A weak execution of the right driver beats a strong execution of the wrong one.

How do you build a testing plan with structure?

Start with a short bet: which of the four drivers probably moves my buyer most, and which comes second. Then for your two strongest drivers make a few concrete executions each and test them side by side in volume. Statics are the fastest engine for this, because you make them cheaply and they tell you within days which driver resonates. Once a driver wins, you go deep there with more executions and translate the strongest into video. That way your account grows not through random one-off ideas, but through a growing understanding of what truly moves your market. That understanding is worth more than any single winning ad, because it steers everything you make afterwards. And it holds up when an ad burns out: you lose a creative, not a direction, and you know immediately which driver to pull the next execution from.

This is how we approach lead gen creative. We do not start at a nice idea but at the question of which driver sets the purchase in motion, and we build the testing plan around that. We have built 15,000+ creatives for 65+ brands, and the throughline is that brands that know their drivers scale faster than brands reinventing an angle every week without knowing why it should work.

Conclusion

Lead gen creative becomes manageable the moment you reduce it to four drivers: savings, safety, status and convenience. Pick the driver that truly triggers the purchase in your vertical, test several executions within each driver, and let your account grow on insight instead of randomness. That way you know why an angle works, not just that it worked. Want to tackle sharpening your lead angles and a testing plan with structure? Book a call and we will gladly look at your creative strategy with you.

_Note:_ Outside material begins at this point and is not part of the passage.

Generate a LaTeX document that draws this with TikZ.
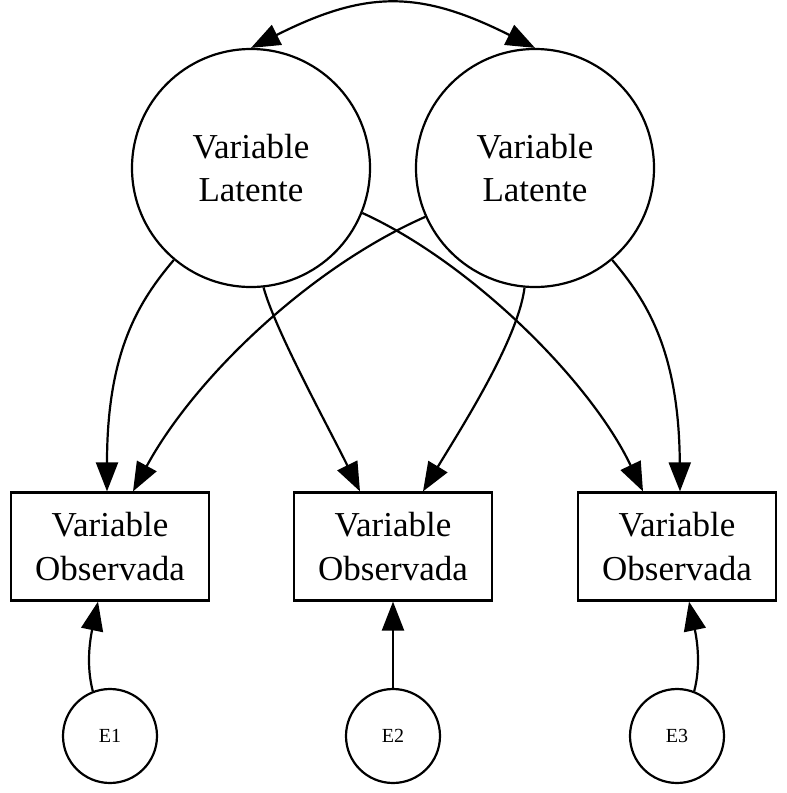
\documentclass[tikz,border=0pt]{standalone}
\usepackage{fontspec}
\setmainfont{Liberation Serif}
\usetikzlibrary{arrows.meta}
\begin{document}
\begin{tikzpicture}[x=1pt,y=-1pt,
  every path/.style={line width=2.2pt},
  lat/.style={draw, circle, minimum size=238pt, inner sep=0pt, align=center, font=\fontsize{35}{43}\selectfont},
  obs/.style={draw, rectangle, minimum width=198pt, minimum height=108pt, inner sep=0pt, align=center, font=\fontsize{35}{44}\selectfont},
  err/.style={draw, circle, minimum size=94pt, inner sep=0pt, font=\fontsize{20}{24}\selectfont},
  arr/.style={-{Triangle[length=29pt,width=22pt]}},
  darr/.style={{Triangle[length=29pt,width=22pt]}-{Triangle[length=29pt,width=22pt]}}
]
\useasboundingbox[fill=white] (0,0) rectangle (787,793);
\node[lat] (L1) at (251,168) {Variable\\Latente};
\node[lat] (L2) at (535,168) {Variable\\Latente};
\node[obs] (B1) at (110,546.5) {Variable\\Observada};
\node[obs] (B2) at (393,546.5) {Variable\\Observada};
\node[obs] (B3) at (677,546.5) {Variable\\Observada};
\node[err] (E1) at (110,736) {E1};
\node[err] (E2) at (393,736) {E2};
\node[err] (E3) at (677,736) {E3};
% covariance
\draw[darr] (L1.north) .. controls (366,-10) and (420,-10) .. (L2.north);
% loadings
\draw[arr] (L1.-130.7) .. controls (140,300) and (107,350) .. ([xshift=-3pt]B1.north);
\draw[arr] (L2.-156.7) .. controls (311,267) and (195,377) .. ([xshift=23pt]B1.north);
\draw[arr] (L1.-84) .. controls (275,330) and (330,430) .. ([xshift=-33pt]B2.north);
\draw[arr] (L2.-95) .. controls (518,340) and (460,430) .. ([xshift=30pt]B2.north);
\draw[arr] (L1.-22.4) .. controls (470,262) and (590,380) .. ([xshift=-34pt]B3.north);
\draw[arr] (L2.-50) .. controls (646,300) and (679,350) .. ([xshift=3pt]B3.north);
% errors
\draw[arr] (E1.111) .. controls (86,665) and (90,640) .. ([xshift=-12pt]B1.south);
\draw[arr] (E2.north) -- (B2.south);
\draw[arr] (E3.69) .. controls (701,665) and (697,640) .. ([xshift=12pt]B3.south);
\end{tikzpicture}
\end{document}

Frequently asked questions

Are there really only four angles for lead gen?
There are infinite executions, but most come back to four drivers: savings, safety, status and convenience. Those four are the directions. The concrete creatives you build around them can be varied endlessly.
How do I know which driver fits my vertical?
Look at what truly sets the purchase in motion. If your buyer decides on price, savings works; if risk plays a role, safety; if they want rid of hassle, convenience; if the purchase says something about them, status. Pick not what looks nicest to you, but what triggers the decision.
Should I test all four drivers at once?
No, start with the two that probably move your buyer most. Test several executions within each driver in volume, and go deep on the driver that wins. That way you waste no budget on directions that do not touch your market.
What if an angle does not work?
First check whether the driver was wrong or only the execution. A weak execution of the right driver you can improve, but a strong execution of the wrong driver keeps failing. Separate those two before you write off a direction.